Dynamic discrete choice models, reinforcement learning and Harold, part 1

Introduction

I want to write about an Econometrica paper written in 1987 (jstor link) by John Rust, currently Professor of Economics at Georgetown University, paper which has been on my mind for the past 10 years or so. Why? Because it is a seminal paper in the econometric literature, but it is quite a bizarre one in some aspects. In this paper, John Rust estimates a structural dynamic discrete choice model on real data, and Professor Rust even had to develop his own novel algorithm, which he called NFXP, which stands for Nested Fixed Point algorithm, to estimate the model. Such models hare now part of the toolbox of structural econometricians, because said models are suited to model decision making in a changing environment. How much should you save today for retirement? Should you go to university? If yes, which major should you choose? Should you get a PhD? Should you have kids? How many? With whom? As you see, kind reader, these models are at the center point of what makes life so interesting, and sometimes so scary as well; what will be the impact of our decisions today on future rewards? Some would say that only the Almighty would know, but structural econometricians now know as well, thanks to John Rust.

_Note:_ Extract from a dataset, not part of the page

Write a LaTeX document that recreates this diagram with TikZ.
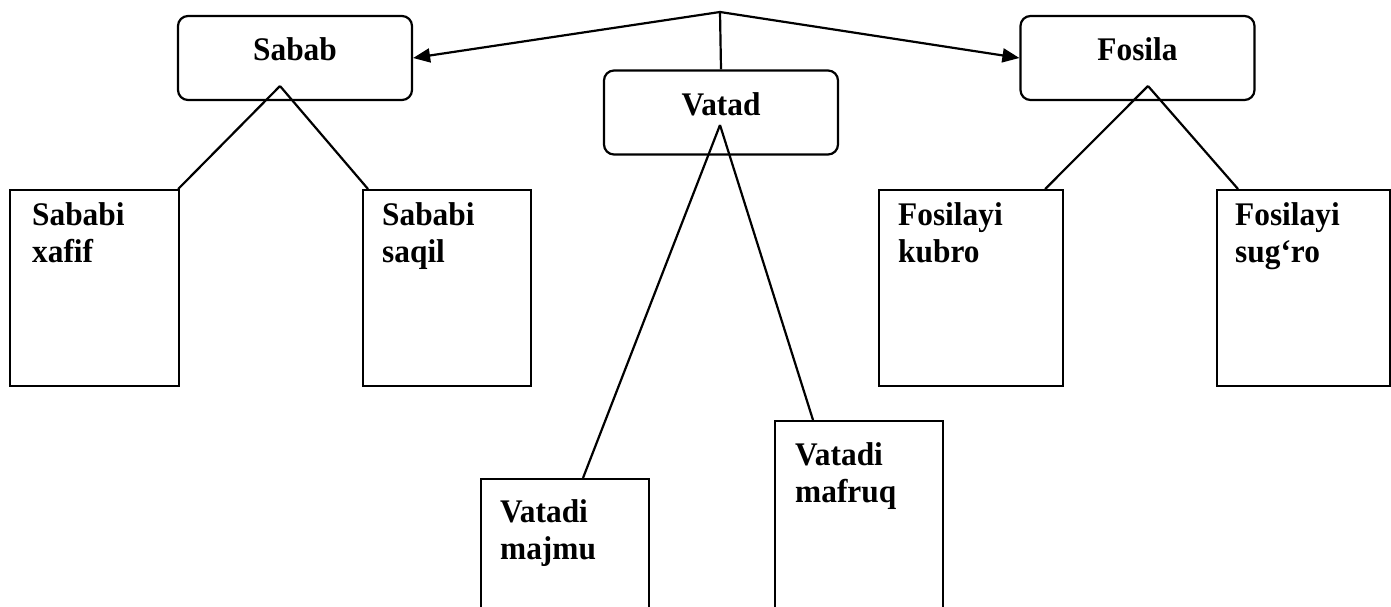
\documentclass[tikz,border=0pt]{standalone}
\usepackage{fontspec}
\setmainfont[FakeStretch=0.95]{Liberation Serif}
\usepackage{tikz}
\usetikzlibrary{arrows.meta, positioning}
\tikzset{
  head/.style={draw, rounded corners=10pt, line width=2.2pt, minimum width=234pt, minimum height=84pt, inner sep=0pt, text height=22pt, text depth=16pt},
  leaf/.style={draw, line width=2.2pt, anchor=north west, inner sep=0pt, minimum height=196pt},
  lbl/.style={align=left, anchor=north west, inner sep=0pt},
  arrow/.style={-{Triangle[length=17pt, width=14pt]}, line width=2.2pt},
  link/.style={line width=2.2pt},
  every node/.style={font=\bfseries\fontsize{33}{37}\selectfont}
}
\begin{document}
\begin{tikzpicture}[x=1pt, y=-1pt]
    \clip (0,0) rectangle (1391,607);
    % top row
    \node[head] (sabab) at (295,58) {Sabab};
    \node[head] (vatad) at (721,112.5) {Vatad};
    \node[head] (fosila) at (1137.5,58) {Fosila};
    \coordinate (top) at (720,12);
    \draw[arrow] (top) -- (sabab.east);
    \draw[arrow] (top) -- (fosila.west);
    \draw[link] (top) -- (vatad.north);
    % leaves
    \node[leaf, minimum width=169pt] (xafif) at (9,189) {};
    \node[leaf, minimum width=168pt] (saqil) at (362,189) {};
    \node[leaf, minimum width=168pt, minimum height=140pt] (majmu) at (480,478) {};
    \node[leaf, minimum width=168pt, minimum height=200pt] (mafruq) at (774,420) {};
    \node[leaf, minimum width=184pt] (kubro) at (878,189) {};
    \node[leaf, minimum width=173pt] (sugro) at (1216,189) {};
    \node[lbl] (xafifText) at ([shift={(23,13)}]xafif.north west) {Sababi\\xafif};
    \node[lbl] (saqilText) at ([shift={(20,13)}]saqil.north west) {Sababi\\saqil};
    \node[lbl] (majmuText) at ([shift={(20,21)}]majmu.north west) {Vatadi\\majmu};
    \node[lbl] (mafruqText) at ([shift={(21,22)}]mafruq.north west) {Vatadi\\mafruq};
    \node[lbl] (kubroText) at ([shift={(20,13)}]kubro.north west) {Fosilayi\\kubro};
    \node[lbl] (sugroText) at ([shift={(19,13)}]sugro.north west) {Fosilayi\\sug‘ro};
    % branches
    \coordinate (sababTip) at (280,86);
    \coordinate (vatadTip) at (720,125);
    \coordinate (fosilaTip) at (1148,86);
    \draw[link] (sababTip) -- ([xshift=-2pt]xafif.north east);
    \draw[link] (sababTip) -- ([xshift=6pt]saqil.north west);
    \draw[link] (vatadTip) -- ([xshift=103pt]majmu.north west);
    \draw[link] (vatadTip) -- ([xshift=39pt]mafruq.north west);
    \draw[link] (fosilaTip) -- ([xshift=-19pt]kubro.north east);
    \draw[link] (fosilaTip) -- ([xshift=22pt]sugro.north west);
\end{tikzpicture}
\end{document}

It is thus completely natural that Professor Rust chose a very important topic and gathered some very important data to illustrate the inner workings of such a complicated, and yet fundamentally important model.

John Rust chose to tell the story of one named Harold Zurcher, superintendent of the Madison, Wisconsin, Metropolitan Bus Company and his monthly decision making process on whether to replace the engine of the buses of the company’s fleet, or not.

And thine ears shall hear a word behind thee, saying, This is the way, walk ye in it, when ye turn to the right hand, and when ye turn to the left., Isaiah 30:21

John Rust’s goal is to write down a model of Harold Zurcher’s behaviour, which he assumes follows an optimal stopping rule: a strategy which specifies whether or not to replace the current bus engine each period as a function of observed and unobserved state variables. But, dear reader, you might wonder, Why model the decisions of Harold Zurcher? Why not any other, more pressing, issue?

Quoting the author gives an answer: Admittedly, few people are likely to take particular interest in Harold Zurcher and bus engine replacement, per se. I focus on a particular individual and a specific capital good because it provides a simple, concrete framework to illustrate two ideas: (i) a “bottom-up” approach for modelling replacement investment and (ii) a “nested fixed point” algorithm for estimating dynamic programming models of discrete choice. And this is what made me absolutely love this paper; I am 100% certain that today, anyone, especially when starting an academic career, could not, and would not, write a paper where one would model something so… non-consequential. And yet, John Rust not only wrote such a paper, his paper is seminal in the literature of structural econometrics. For me, this is one of the best papers I ever read. I read this paper around 2010-ish, and have thought about it on and off since then. I now want to explore the data from his paper, and make you discover it as well.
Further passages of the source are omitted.